Tutorat et effets sur le tuteur

Après avoir brossé à grands traits les effets du tutorat sur l'organisation, il convient d'évoquer les effets que l'exercice du tutorat peut induire chez les tuteurs eux-mêmes. A l'évidence, la fonction de tuteur affecte le processus identitaire de ceux qui la mettent en oeuvre car "la responsabilisation qui s'y attache joue sur la confiance en soi"452. Comment ne pas imaginer que l'identité au travail - et sans doute pas seulement elle - des tuteurs ne soit pas affectée par une pratique qui modifie sensiblement certains aspects de leur activité et de leur image. En quoi, en effet, assumer un nouveau rôle déstructure-t-il l'identité existante ? En quoi devoir accueillir et accompagner un apprenant, en quoi devoir lui transmettre des savoirs, en quoi devoir l'évaluer dans le cadre de sa propre activité professionnelle, entraînent-ils chez le tuteur une évolution identitaire ? En quoi communiquer "autrement" - dans le cadre d'une relation pédagogique - amène-t-il des modifications de l'image de soi ? En quoi participer autrement au travail d'équipe et/ou manager d'une autre manière remettent-ils en question une identité constituée ? En quoi encore, le fait de donner à voir une autre image de soi et d'être perçu différemment font-ils évoluer l'identité du tuteur ? Autant de questions qu'il conviendrait d'approfondir avec les tuteurs pour mieux comprendre ce qui se joue pour eux dans et autour de cette activité. Mais il semble évident, néanmoins, que le fait de devenir un référent professionnel pour le stagiaire, une "sorte" de formateur pour les collègues et la hiérarchie, ait un impact sur la représentation que le tuteur se fait de lui-même et le conduise, à certains égards et dans certaines circonstances, à modifier ses comportements et la conduite de son activité professionnelle.

Il apparaît donc que la fonction tutorale n'est pas neutre, qu'elle participe des évolutions identitaires des tuteurs dont nous savons par ailleurs qu'ils réinterrogent, dans le cadre de cette activité, leur rapport au savoir et au pouvoir.
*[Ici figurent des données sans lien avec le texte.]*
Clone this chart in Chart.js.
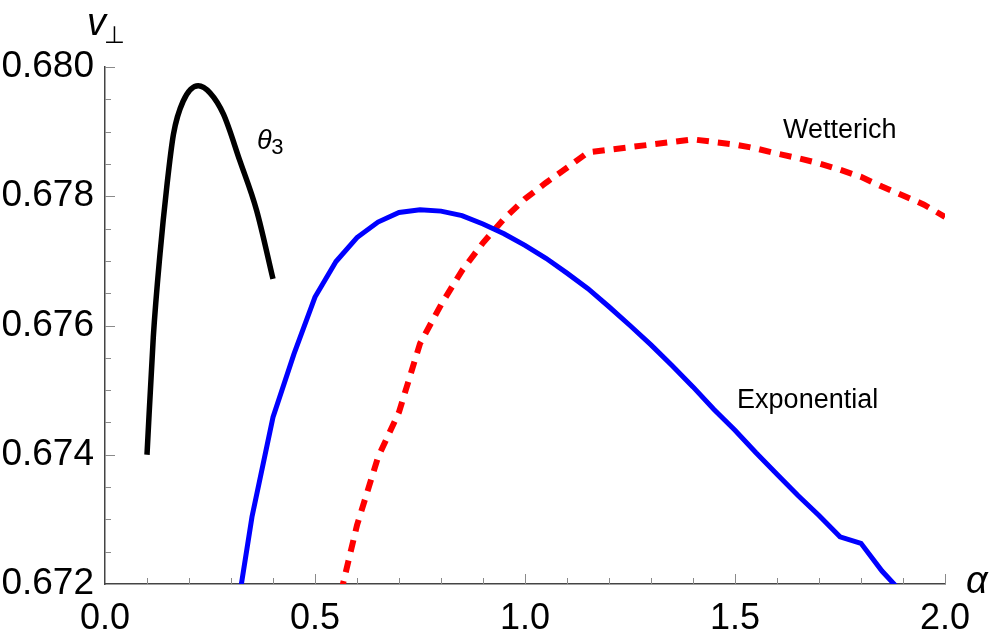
<!DOCTYPE html>
<html>
<head>
<meta charset="utf-8">
<script src="https://cdn.jsdelivr.net/npm/chart.js@4"></script>
<style>
  html, body { margin: 0; padding: 0; background: #fff; }
  #wrap { width: 997px; height: 642px; }
</style>
</head>
<body>
<div id="wrap"><canvas id="chart" width="997" height="642"></canvas></div>
<script>
// theta3 curve (black)
const theta3Alpha = [0.10, 0.115, 0.131, 0.147, 0.163, 0.186, 0.222, 0.25, 0.282, 0.321, 0.361, 0.40];
const theta3V = [0.67400, 0.67582, 0.67711, 0.67814, 0.67896, 0.67947, 0.67971, 0.67960, 0.67927, 0.67855, 0.67778, 0.67672];

// Exponential curve (blue)
const expAlpha = [0.30, 0.35, 0.40, 0.45, 0.50, 0.55, 0.60, 0.65, 0.70, 0.75, 0.80, 0.85, 0.90, 0.95,
  1.00, 1.05, 1.10, 1.15, 1.20, 1.25, 1.30, 1.35, 1.40, 1.45, 1.50, 1.55, 1.60, 1.65, 1.70, 1.75, 1.80, 1.85, 1.90];
const expV = [0.67098, 0.67304, 0.67458, 0.67556, 0.67644, 0.67699, 0.67736, 0.67760, 0.67775, 0.67779, 0.67777, 0.67770, 0.67757, 0.67742,
  0.67724, 0.67704, 0.67681, 0.67657, 0.67629, 0.67600, 0.67570, 0.67538, 0.67505, 0.67470, 0.67438, 0.67403, 0.67370, 0.67337, 0.67306, 0.67273, 0.67263, 0.67220, 0.67185];

// Wetterich curve (red dashed)
const wettAlpha = [0.55, 0.60, 0.65, 0.70, 0.75, 0.80, 0.85, 0.90, 0.95,
  1.00, 1.05, 1.10, 1.15, 1.20, 1.25, 1.30, 1.35, 1.40, 1.45, 1.50, 1.55, 1.60, 1.65, 1.70, 1.75, 1.80, 1.85, 1.90, 1.95, 2.00];
const wettV = [0.67155, 0.67291, 0.67396, 0.67466, 0.67572, 0.67632, 0.67685, 0.67728, 0.67765,
  0.67796, 0.67821, 0.67844, 0.67868, 0.67872, 0.67876, 0.67880, 0.67884, 0.67888, 0.67884, 0.67880, 0.67874, 0.67866, 0.67859, 0.67851, 0.67841, 0.67830, 0.67815, 0.67801, 0.67787, 0.67768];

const xTicks = [0.0, 0.5, 1.0, 1.5, 2.0];
const yTicks = [0.672, 0.674, 0.676, 0.678, 0.680];

function toPoints(xs, ys) {
  return xs.map((x, i) => ({ x: x, y: ys[i] }));
}

const FONT = '"Liberation Sans", Arial, sans-serif';

// inward tick marks + axis titles + curve labels
const decorations = {
  id: 'decorations',
  afterDraw(chart) {
    const ctx = chart.ctx;
    const xs = chart.scales.x;
    const ys = chart.scales.y;
    const x0 = xs.left, y0 = ys.bottom;
    ctx.save();
    ctx.strokeStyle = '#8a8a8a';
    ctx.lineWidth = 1;
    // x ticks
    for (let i = 1; i <= 20; i++) {
      const v = i / 10;
      const px = Math.round(xs.getPixelForValue(v)) + 0.5;
      const len = (i % 5 === 0) ? 10 : 6;
      ctx.beginPath();
      ctx.moveTo(px, y0);
      ctx.lineTo(px, y0 - len);
      ctx.stroke();
    }
    // y ticks
    for (let i = 1; i <= 16; i++) {
      const v = 0.672 + i * 0.0005;
      const py = Math.round(ys.getPixelForValue(v)) + 0.5;
      const len = (i % 4 === 0) ? 10 : 6;
      ctx.beginPath();
      ctx.moveTo(x0, py);
      ctx.lineTo(x0 + len, py);
      ctx.stroke();
    }

    ctx.fillStyle = '#000';
    ctx.textBaseline = 'alphabetic';
    ctx.textAlign = 'left';
    // axis titles
    ctx.font = 'italic 38px ' + FONT;
    ctx.fillText('α', 966, 593);
    ctx.fillText('v', 87, 35);
    ctx.font = '24px "DejaVu Sans", sans-serif';
    ctx.fillText('⊥', 104, 43);

    // curve labels
    ctx.font = 'italic 27px ' + FONT;
    const tx = xs.getPixelForValue(0.362);
    const ty = ys.getPixelForValue(0.67873);
    ctx.fillText('θ', tx, ty);
    ctx.font = '22px ' + FONT;
    ctx.fillText('3', tx + ctx.measureText('θ').width + 2, ty + 5);

    ctx.font = '27px ' + FONT;
    ctx.fillText('Wetterich', xs.getPixelForValue(1.614), ys.getPixelForValue(0.67890));
    ctx.fillText('Exponential', xs.getPixelForValue(1.505), ys.getPixelForValue(0.67472));
    ctx.restore();
  }
};

new Chart(document.getElementById('chart').getContext('2d'), {
  type: 'line',
  data: {
    datasets: [
      {
        label: 'theta3',
        data: toPoints(theta3Alpha, theta3V),
        borderColor: '#000000',
        borderWidth: 5.5,
        cubicInterpolationMode: 'monotone',
        pointRadius: 0,
        clip: 0
      },
      {
        label: 'Exponential',
        data: toPoints(expAlpha, expV),
        borderColor: '#0000ff',
        borderWidth: 5,
        tension: 0,
        pointRadius: 0,
        clip: 0
      },
      {
        label: 'Wetterich',
        data: toPoints(wettAlpha, wettV),
        borderColor: '#ff0000',
        borderWidth: 6,
        borderDash: [12, 9],
        tension: 0,
        pointRadius: 0,
        clip: 0
      }
    ]
  },
  options: {
    responsive: false,
    animation: false,
    layout: { padding: { top: 67, right: 52, left: 0, bottom: 0 } },
    plugins: {
      legend: { display: false },
      tooltip: { enabled: false }
    },
    scales: {
      x: {
        type: 'linear',
        min: 0,
        max: 2,
        afterBuildTicks: scale => { scale.ticks = xTicks.map(v => ({ value: v })); },
        afterFit: scale => { scale.height = 58; },
        grid: { display: false, drawTicks: false },
        border: { display: true, color: '#444', width: 1.5 },
        ticks: {
          padding: 13,
          color: '#000',
          maxRotation: 0,
          font: { family: FONT, size: 36 },
          callback: v => v.toFixed(1)
        }
      },
      y: {
        type: 'linear',
        min: 0.672,
        max: 0.680,
        afterBuildTicks: scale => { scale.ticks = yTicks.map(v => ({ value: v })); },
        afterFit: scale => { scale.width = 105; },
        grid: { display: false, drawTicks: false },
        border: { display: true, color: '#444', width: 1.5 },
        ticks: {
          padding: 11,
          color: '#000',
          font: { family: FONT, size: 37 },
          callback: v => v.toFixed(3)
        }
      }
    }
  },
  plugins: [decorations]
});
</script>
</body>
</html>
Rapport au pouvoir en situation de travail et dans la relation pédagogique, rapport au savoir dans l'analyse de leur propre activité qui oblige le tuteur à faire émerger et à nommer les savoirs qui alimentent les compétences qu'il exerce. Cette nécessité d'analyse du travail, essentielle à la transmission du métier, incite dans bien des cas le tuteur à "reprendre ses livres", à revisiter des savoirs enfouis, à réenclencher chez lui et pour lui des processus d'apprentissage qui bénéficieront à l'apprenant mais aussi à l'organisation.

De plus, pour le tuteur, l'exercice du tutorat lui-même impulse des activités métacognitives qui aboutissent à un "processus de renforcement des connaissances acquises par le tuteur (qui) tient à la manière dont elles sont revisitées pendant les séquences de tutorat"453. Il accroît, par ailleurs, "la capacité à apprendre des tuteurs tout en développant leurs capacités à enseigner, à expliquer"454.

Cet ensemble de bénéfices secondaires que le tuteur tire d'une activité souvent bénévole, conduit certains auteurs à se demander à qui profite le plus le tutorat : aux apprenants ou aux tuteurs ? A l'évidence, "l'effet-tuteur" montre "tout le bénéfice personnel (qu'un tuteur) peut tirer d'un enseignement qu'il donne lui-même à un groupe de pairs"455, mais il n'est pas niable non plus qu'il est fort utile aussi à ceux qui apprennent.

Notes
452.

Barnier G., Interactions de guidage entre pairs, revue Educations, n° 9, juin-octobre 1996, p. 45.

453.

Ibid., p. 46.

454.

Ibid., p. 47.

455.

Aumont B., Mesnier P.-M., l'Acte d'apprendre, Paris, PUF, 1992, p. 193.